Mar 092011
 

DES MOINES — Debate about collective bargaining rights for public employees — an issue that has swept the country — was the focus of a hearing March 7 in the Iowa House. House File 525 is expec­ted to be debated and passed out of the House this week, according to the Iowa Catholic Conference (ICC).

The bill’s supporters say it would give taxpayers a seat at the bargaining table, according to the Iowa Legislative News Service. The bill’s opponents, the majority of speakers at the public hearing in Des Moines, said the bill would damage the collective bargaining process and is an effort to reduce the pay and benefits of state workers to order to fund corporate tax breaks. The bill’s future in the Senate is uncertain.

The ICC has issued a statement concerning Catholic social teaching, which fundamentally recognizes and supports the right of workers to organize.

“We believe that all people have the right to economic initiative, to productive work, to just wages and benefits, to decent working conditions, as well as to organize and join a union or other associations,” the ICC statement reads. “Workers also have responsibilities — to provide a fair day’s work for a fair day’s pay, to treat employers and co-workers with respect, and to carry out their work in ways that contribute to the common good. Workers, employers and unions should not only advance their own interests, but also work together to advance economic justice and the well-being of all.”

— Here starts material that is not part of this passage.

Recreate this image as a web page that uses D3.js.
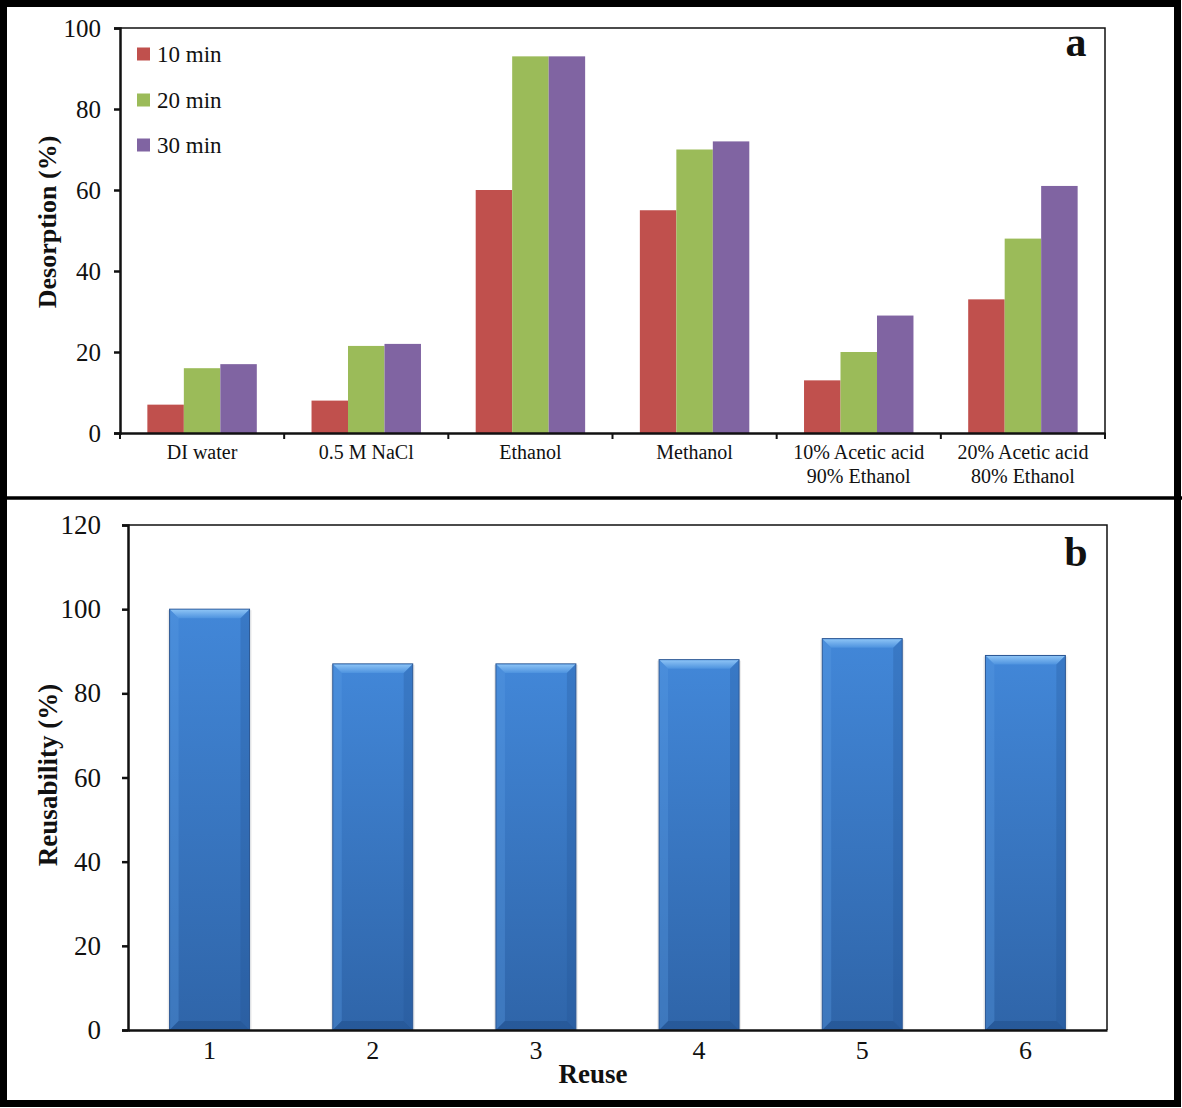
<!DOCTYPE html>
<html>
<head>
<meta charset="utf-8">
<script src="https://cdn.jsdelivr.net/npm/d3@7"></script>
<style>
  body { margin: 0; background: #fff; }
  text { font-family: "Liberation Serif", "Times New Roman", serif; fill: #111; }
</style>
</head>
<body>
<script>
const w = 1182;
const h = 1108;

// panel a data
const solvents = ['DI water', '0.5 M NaCl', 'Ethanol', 'Methanol', '10% Acetic acid\n90% Ethanol', '20% Acetic acid\n80% Ethanol'];
const times = ['10 min', '20 min', '30 min'];
const min10 = [7, 8, 60, 55, 13, 33];
const min20 = [16, 21.5, 93, 70, 20, 48];
const min30 = [17, 22, 93, 72, 29, 61];
const timeColors = ['#C0504D', '#9BBB59', '#8064A2'];
const ticksA = [0, 20, 40, 60, 80, 100];

// panel b data
const reuse = ['1', '2', '3', '4', '5', '6'];
const reusability = [100, 87, 87, 88, 93, 89];
const ticksB = [0, 20, 40, 60, 80, 100, 120];

let svg = d3.select('body').append('svg').attr('width', w).attr('height', h);

let defs = svg.append('defs');
let g1 = defs.append('linearGradient').attr('id', 'barFill').attr('x1', 0).attr('y1', 0).attr('x2', 0).attr('y2', 1);
g1.append('stop').attr('offset', '0%').attr('stop-color', '#4287D8');
g1.append('stop').attr('offset', '100%').attr('stop-color', '#2F65A9');
let g2 = defs.append('linearGradient').attr('id', 'bevelTop').attr('x1', 0).attr('y1', 0).attr('x2', 0).attr('y2', 1);
g2.append('stop').attr('offset', '0%').attr('stop-color', '#8CC3F5');
g2.append('stop').attr('offset', '100%').attr('stop-color', '#4E93DF');

// ---------- panel a ----------
let xa = d3.scaleBand().domain(solvents).range([120, 1105]);
let xaInner = d3.scaleBand().domain(times).range([0, xa.bandwidth()]).paddingOuter(0.75).paddingInner(0);
let ya = d3.scaleLinear().domain([0, 100]).range([433, 28]);

let rowsA = solvents.map((s, i) => ({ name: s, vals: [min10[i], min20[i], min30[i]] }));

let groups = svg.selectAll('g.grp').data(rowsA).enter().append('g')
  .attr('class', 'grp')
  .attr('transform', (d) => 'translate(' + xa(d.name) + ',0)');

groups.selectAll('rect').data((d) => d.vals.map((v, j) => ({ t: times[j], v: v, c: timeColors[j] })))
  .enter().append('rect')
  .attr('x', (d) => xaInner(d.t))
  .attr('width', xaInner.bandwidth())
  .attr('y', (d) => ya(d.v))
  .attr('height', (d) => ya(0) - ya(d.v))
  .attr('fill', (d) => d.c);

// plot box
svg.append('path').attr('d', 'M120,28H1105V433').attr('fill', 'none').attr('stroke', '#111').attr('stroke-width', 1.5);

let yAxisA = svg.append('g').attr('transform', 'translate(120,0)')
  .call(d3.axisLeft(ya).tickValues(ticksA).tickSize(6).tickPadding(13));
yAxisA.selectAll('text').style('font-size', '25px').attr('fill', '#111');

let xAxisA = svg.append('g').attr('transform', 'translate(0,433)')
  .call(d3.axisBottom(xa).tickSize(0).tickFormat(''));
// category separator ticks
svg.selectAll('line.sep').data(d3.range(solvents.length + 1)).enter().append('line')
  .attr('class', 'sep')
  .attr('x1', (i) => 120 + i * xa.step()).attr('x2', (i) => 120 + i * xa.step())
  .attr('y1', 433).attr('y2', 439)
  .attr('stroke', '#111').attr('stroke-width', 2);

svg.selectAll('text.cat').data(solvents).enter().append('text')
  .attr('class', 'cat')
  .attr('text-anchor', 'middle')
  .attr('x', (d) => xa(d) + xa.bandwidth() / 2)
  .attr('y', 459)
  .style('font-size', '20px')
  .each(function (d) {
    let lines = d.split('\n');
    lines.forEach((l, k) => {
      d3.select(this).append('tspan')
        .attr('x', xa(d) + xa.bandwidth() / 2)
        .attr('dy', k === 0 ? 0 : 24)
        .text(l);
    });
  });

svg.append('text').attr('transform', 'translate(56,222) rotate(-90)')
  .attr('text-anchor', 'middle').style('font-size', '26px').style('font-weight', 'bold')
  .text('Desorption (%)');

// legend
let leg = svg.selectAll('g.leg').data(times).enter().append('g')
  .attr('class', 'leg')
  .attr('transform', (d, i) => 'translate(137,' + [54, 100, 145][i] + ')');
leg.append('rect').attr('x', 0).attr('y', -6.5).attr('width', 13).attr('height', 13)
  .attr('fill', (d, i) => timeColors[i]);
leg.append('text').attr('x', 20).attr('y', 8).style('font-size', '23px').text((d) => d);

svg.append('text').attr('x', 1076).attr('y', 56).attr('text-anchor', 'middle')
  .style('font-size', '42px').style('font-weight', 'bold').text('a');

// ---------- panel b ----------
let xb = d3.scaleBand().domain(reuse).range([128, 1107]).paddingInner(0.51).paddingOuter(0.255);
let yb = d3.scaleLinear().domain([0, 120]).range([1030, 525]);

svg.append('path').attr('d', 'M128,525H1107V1030').attr('fill', 'none').attr('stroke', '#111').attr('stroke-width', 1.5);

let bars = svg.selectAll('g.bar').data(reusability).enter().append('g').attr('class', 'bar')
  .attr('transform', (d, i) => 'translate(' + xb(reuse[i]) + ',' + yb(d) + ')');
const bw = xb.bandwidth();
const bv = 9;
// soft shadow
bars.append('rect').attr('x', -2).attr('y', 1).attr('width', bw + 4).attr('height', (d) => yb(0) - yb(d) - 1)
  .attr('fill', '#000').attr('opacity', 0.08);
bars.append('rect').attr('x', 0).attr('y', 0).attr('width', bw).attr('height', (d) => yb(0) - yb(d))
  .attr('fill', 'url(#barFill)').attr('stroke', '#2A5592').attr('stroke-width', 1);
// top bevel
bars.append('path').attr('d', 'M0.5,0.5H' + (bw - 0.5) + 'L' + (bw - bv) + ',' + bv + 'H' + bv + 'Z')
  .attr('fill', 'url(#bevelTop)');
// side bevels
bars.append('path').attr('d', (d) => {
  let hh = yb(0) - yb(d);
  return 'M0.5,0.5L' + bv + ',' + bv + 'V' + (hh - bv) + 'L0.5,' + (hh - 0.5) + 'Z';
}).attr('fill', '#5A9BE3').attr('opacity', 0.35);
bars.append('path').attr('d', (d) => {
  let hh = yb(0) - yb(d);
  return 'M' + (bw - 0.5) + ',0.5L' + (bw - bv) + ',' + bv + 'V' + (hh - bv) + 'L' + (bw - 0.5) + ',' + (hh - 0.5) + 'Z';
}).attr('fill', '#1E4F90').attr('opacity', 0.25);
// bottom bevel
bars.append('path').attr('d', (d) => {
  let hh = yb(0) - yb(d);
  return 'M0.5,' + (hh - 0.5) + 'L' + bv + ',' + (hh - bv) + 'H' + (bw - bv) + 'L' + (bw - 0.5) + ',' + (hh - 0.5) + 'Z';
}).attr('fill', '#1F4C88').attr('opacity', 0.45);

let yAxisB = svg.append('g').attr('transform', 'translate(128,0)')
  .call(d3.axisLeft(yb).tickValues(ticksB).tickSize(6).tickPadding(21));
yAxisB.selectAll('text').style('font-size', '27px').attr('fill', '#111');

let xAxisB = svg.append('g').attr('transform', 'translate(0,1030)')
  .call(d3.axisBottom(xb).tickSize(0).tickPadding(11));
xAxisB.selectAll('text').style('font-size', '26px').attr('fill', '#111');

[yAxisA, xAxisA, yAxisB, xAxisB].forEach((ax) => {
  ax.select('.domain').attr('stroke', '#111').attr('stroke-width', 2.5);
  ax.selectAll('.tick line').attr('stroke', '#111').attr('stroke-width', 2.5);
});

svg.append('text').attr('x', 593).attr('y', 1083).attr('text-anchor', 'middle')
  .style('font-size', '27px').style('font-weight', 'bold').text('Reuse');

svg.append('text').attr('transform', 'translate(57,775) rotate(-90)')
  .attr('text-anchor', 'middle').style('font-size', '27px').style('font-weight', 'bold')
  .text('Reusability (%)');

svg.append('text').attr('x', 1076).attr('y', 566).attr('text-anchor', 'middle')
  .style('font-size', '42px').style('font-weight', 'bold').text('b');

// frames
svg.append('rect').attr('x', 3.5).attr('y', 3.5).attr('width', 1174).attr('height', 1100)
  .attr('fill', 'none').attr('stroke', '#000').attr('stroke-width', 7);
svg.append('line').attr('x1', 0).attr('x2', w).attr('y1', 498).attr('y2', 498)
  .attr('stroke', '#000').attr('stroke-width', 3.5);
</script>
</body>
</html>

While the ICC is not taking a specific position at this time on the provisions of House File 525, Executive Director Tom Chapman shared a paragraph from Pope Benedict XVI’s recent encyclical, “Caritas in Veritate,” or Charity in Truth:

“ … Governments, for reasons of economic utility, often limit the freedom or the negotiating capacity of labour unions. Hence traditional networks of solidarity have more and more obstacles to overcome. The repeated calls issued within the Church’s social doctrine, beginning with Rerum Novarum [60], for the promotion of workers’ associations that can defend their rights must therefore be honoured today even more than in the past, as a prompt and far-sighted response to the urgent need for new forms of cooperation at the international level, as well as the local level.”

Chapman said that legislators are being called to make prudential judgments about the current economic situation facing the state of Iowa and act on those judgments. “Sometimes these decisions may require a sacrifice on our part. Our request is that legislators carefully consider the implications of this bill and evaluate it in terms of its impact on the common good.”

Among other issues the ICC is concerned about is payday loan regulation.

• Senate File 113 passed the Senate Human Resources Committee last week and received a new number — Senate File 388. “Our job now is to encourage legislative leadership to move the bill for debate in the Senate,” Chapman said.

The bill provides for a 36 percent rate cap on payday loans. In practice, current interest rates of 300 to 400 percent end up trapping families in a cycle of debt.

• There was good news and bad news on bills related in the immigration issue in Iowa. The good news is that several enforcement-related bills, including House File 27 and Senate File 102, are no longer in consideration. Unfortunately, Iowa’s version of the DREAM Act, House File 108, did not advance.